Similar logics worked with the Dax and Alice project that we carried out years later – the key is to think big and not concentrate on the constraints, but the ideas and the ways to make them come true. The project included 10 weekend workshops some with also other teachers, and plenty of weekly classes. Check the facts about the project in here http://www.swingteam.fi/dax_alice/index.html it really changed the lindy scene in Finland.

I think some of the most interesting details were:
- DA’ track, personal learning track for the most eager learners, combined with the normal lessons – including a web-based learning environment and pre-reading material etc.
- co-operation with three cities: Tampere as the main base, weekly classes and a weekend workshop in Helsinki, one weekend workshop in Oulu
- a new way to divide groups in lindy hop: group called challenge and group called social fun (not the usual skill levels, but groups based on type of motivation)
- teacher training
- DJ training

Having mentioned these, I must give credit of ideas to Dax, Alice and also our team in Finland – these are not my ideas, but our ideas.

We started drafting the Spring almost a year earlier, and in the previous summer we had pretty good plans already. I still remember working on those with Dax in Herräng, while others were training and dancing... It was always clear Dax was very interested, but often he didn’t have very much time to spend – so we discussed, and often I drafted the plans further based on the discussions. (I must say, later in Autumn and especially during Spring Dax and Alice put huge effort and time also outside classroom into the project.) As I understand it, it was the new challenge for Dax and Alice that made the project interesting and worth doing: having toured around the globe teaching the dances with new group of people every weekend – how about having the same people for 4 months? What can you achieve with them? How does the lesson number 213 for a student look like? How will our curriculum look like for a semester, not just a workshop? (yes, really, several people took more than 200 hours of lessons from Dax&Alice, some about 300)

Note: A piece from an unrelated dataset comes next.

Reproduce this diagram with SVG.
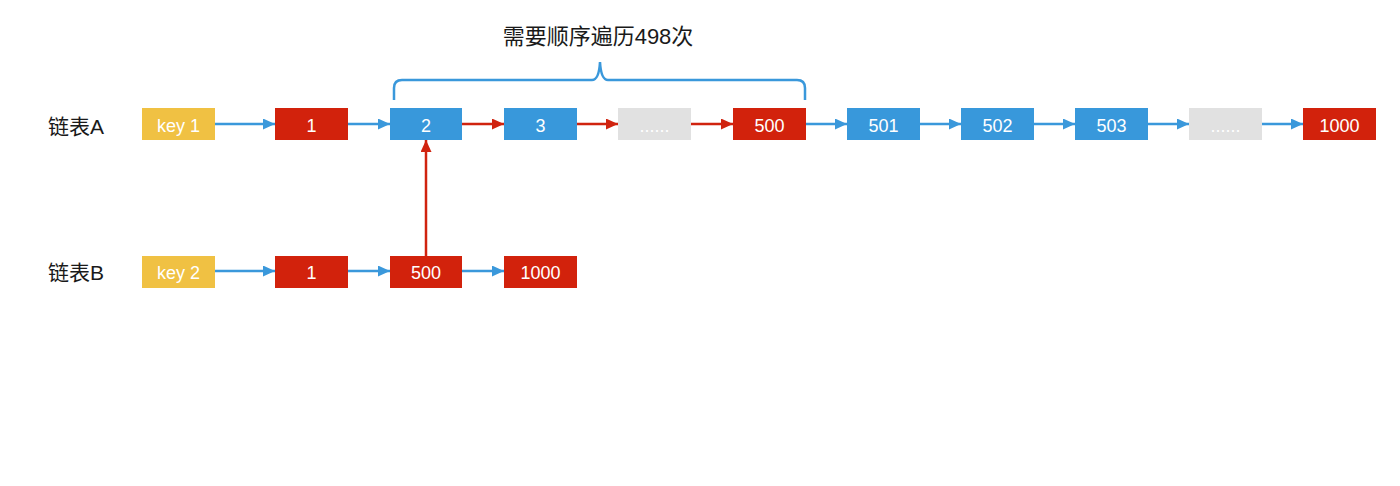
<svg xmlns="http://www.w3.org/2000/svg" width="1400" height="486" viewBox="0 0 1400 486">
<defs>
<style>
.lbl{font-family:"Liberation Sans","Noto Sans CJK SC",sans-serif;font-size:21px;fill:#1a1a1a}
.t{font-family:"Liberation Sans","Noto Sans CJK SC",sans-serif;font-size:18px;fill:#fff;text-anchor:middle;dominant-baseline:central}
.y{fill:#f0c143}.r{fill:#d2220c}.b{fill:#3898db}.g{fill:#e1e1e1}
.cb{stroke:#3a98db;stroke-width:2.5;fill:none}
.cr{stroke:#d0230f;stroke-width:2.5;fill:none}
</style>
<marker id="ab" viewBox="0 0 12 11" refX="12" refY="5.5" markerWidth="12" markerHeight="11" markerUnits="userSpaceOnUse" orient="auto"><path d="M0,0 L12,5.5 L0,11 Z" fill="#3a98db"/></marker>
<marker id="ar" viewBox="0 0 12 11" refX="12" refY="5.5" markerWidth="12" markerHeight="11" markerUnits="userSpaceOnUse" orient="auto"><path d="M0,0 L12,5.5 L0,11 Z" fill="#d0230f"/></marker>
</defs>
<rect width="1400" height="486" fill="#fff"/>
<text class="lbl" x="48" y="134">链表A</text>
<text class="lbl" x="48" y="280">链表B</text>
<text x="598" y="44" style="font-family:'Liberation Sans','Noto Sans CJK SC',sans-serif;font-size:22px;fill:#1a1a1a;text-anchor:middle">需要顺序遍历498次</text>
<path d="M394,100 V88 Q394,80 402,80 H592 Q599,80 600,62 Q601,80 608,80 H797 Q805,80 805,88 V100" class="cb"/>
<g id="connectors">
<line x1="215" y1="124" x2="275" y2="124" class="cb" marker-end="url(#ab)"/>
<line x1="348" y1="124" x2="390" y2="124" class="cb" marker-end="url(#ab)"/>
<line x1="462" y1="124" x2="504" y2="124" class="cr" marker-end="url(#ar)"/>
<line x1="577" y1="124" x2="618" y2="124" class="cr" marker-end="url(#ar)"/>
<line x1="691" y1="124" x2="733" y2="124" class="cr" marker-end="url(#ar)"/>
<line x1="806" y1="124" x2="847" y2="124" class="cb" marker-end="url(#ab)"/>
<line x1="920" y1="124" x2="961" y2="124" class="cb" marker-end="url(#ab)"/>
<line x1="1034" y1="124" x2="1075" y2="124" class="cb" marker-end="url(#ab)"/>
<line x1="1148" y1="124" x2="1189" y2="124" class="cb" marker-end="url(#ab)"/>
<line x1="1262" y1="124" x2="1303" y2="124" class="cb" marker-end="url(#ab)"/>
<line x1="215" y1="271" x2="275" y2="271" class="cb" marker-end="url(#ab)"/>
<line x1="348" y1="271" x2="390" y2="271" class="cb" marker-end="url(#ab)"/>
<line x1="462" y1="271" x2="504" y2="271" class="cb" marker-end="url(#ab)"/>
<line x1="426" y1="256" x2="426" y2="140" class="cr" marker-end="url(#ar)"/>
</g>
<g id="a-key"><rect class="y" x="142" y="108" width="73" height="32"/><text class="t" x="178.5" y="126">key 1</text></g>
<g id="a-1"><rect class="r" x="275" y="108" width="73" height="32"/><text class="t" x="311.5" y="126">1</text></g>
<g id="a-2"><rect class="b" x="390" y="108" width="72" height="32"/><text class="t" x="426" y="126">2</text></g>
<g id="a-3"><rect class="b" x="504" y="108" width="73" height="32"/><text class="t" x="540.5" y="126">3</text></g>
<g id="a-dots1"><rect class="g" x="618" y="108" width="73" height="32"/><text class="t" x="654.5" y="126">......</text></g>
<g id="a-500"><rect class="r" x="733" y="108" width="73" height="32"/><text class="t" x="769.5" y="126">500</text></g>
<g id="a-501"><rect class="b" x="847" y="108" width="73" height="32"/><text class="t" x="883.5" y="126">501</text></g>
<g id="a-502"><rect class="b" x="961" y="108" width="73" height="32"/><text class="t" x="997.5" y="126">502</text></g>
<g id="a-503"><rect class="b" x="1075" y="108" width="73" height="32"/><text class="t" x="1111.5" y="126">503</text></g>
<g id="a-dots2"><rect class="g" x="1189" y="108" width="73" height="32"/><text class="t" x="1225.5" y="126">......</text></g>
<g id="a-1000"><rect class="r" x="1303" y="108" width="73" height="32"/><text class="t" x="1339.5" y="126">1000</text></g>
<g id="b-key"><rect class="y" x="142" y="256" width="73" height="32"/><text class="t" x="178.5" y="273">key 2</text></g>
<g id="b-1"><rect class="r" x="275" y="256" width="73" height="32"/><text class="t" x="311.5" y="273">1</text></g>
<g id="b-500"><rect class="r" x="390" y="256" width="72" height="32"/><text class="t" x="426" y="273">500</text></g>
<g id="b-1000"><rect class="r" x="504" y="256" width="73" height="32"/><text class="t" x="540.5" y="273">1000</text></g>
</svg>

One of the key issues in making the project come true was, that we were thinking big. A typical weekend workshop has around 10-13 lessons, a 6-day camp may have 20-30. What if we don’t just double it (like two weekends) or make it a month, but go for something real? Then it can be something REALLY big. Then working on these ideas started to produce even more ideas, and there we were… However, big doesn’t have to mean a big number of hours, money or anything - it can mean something special in some other way equally well.

An upside with big things is also, that a big project makes a big story, and people want to be parts of big stories. If a scene is running low on voluntary people for whatever they are doing normally, that doesn’t mean they would be short of voluntary people for something bigger.

The same logic of thinking big works in other walks of life too: many successful start-up companies run on exactly the same fuel, as do many other cool projects, be it at work or at a hobby. Think big - and you have a chance of doing something to remember!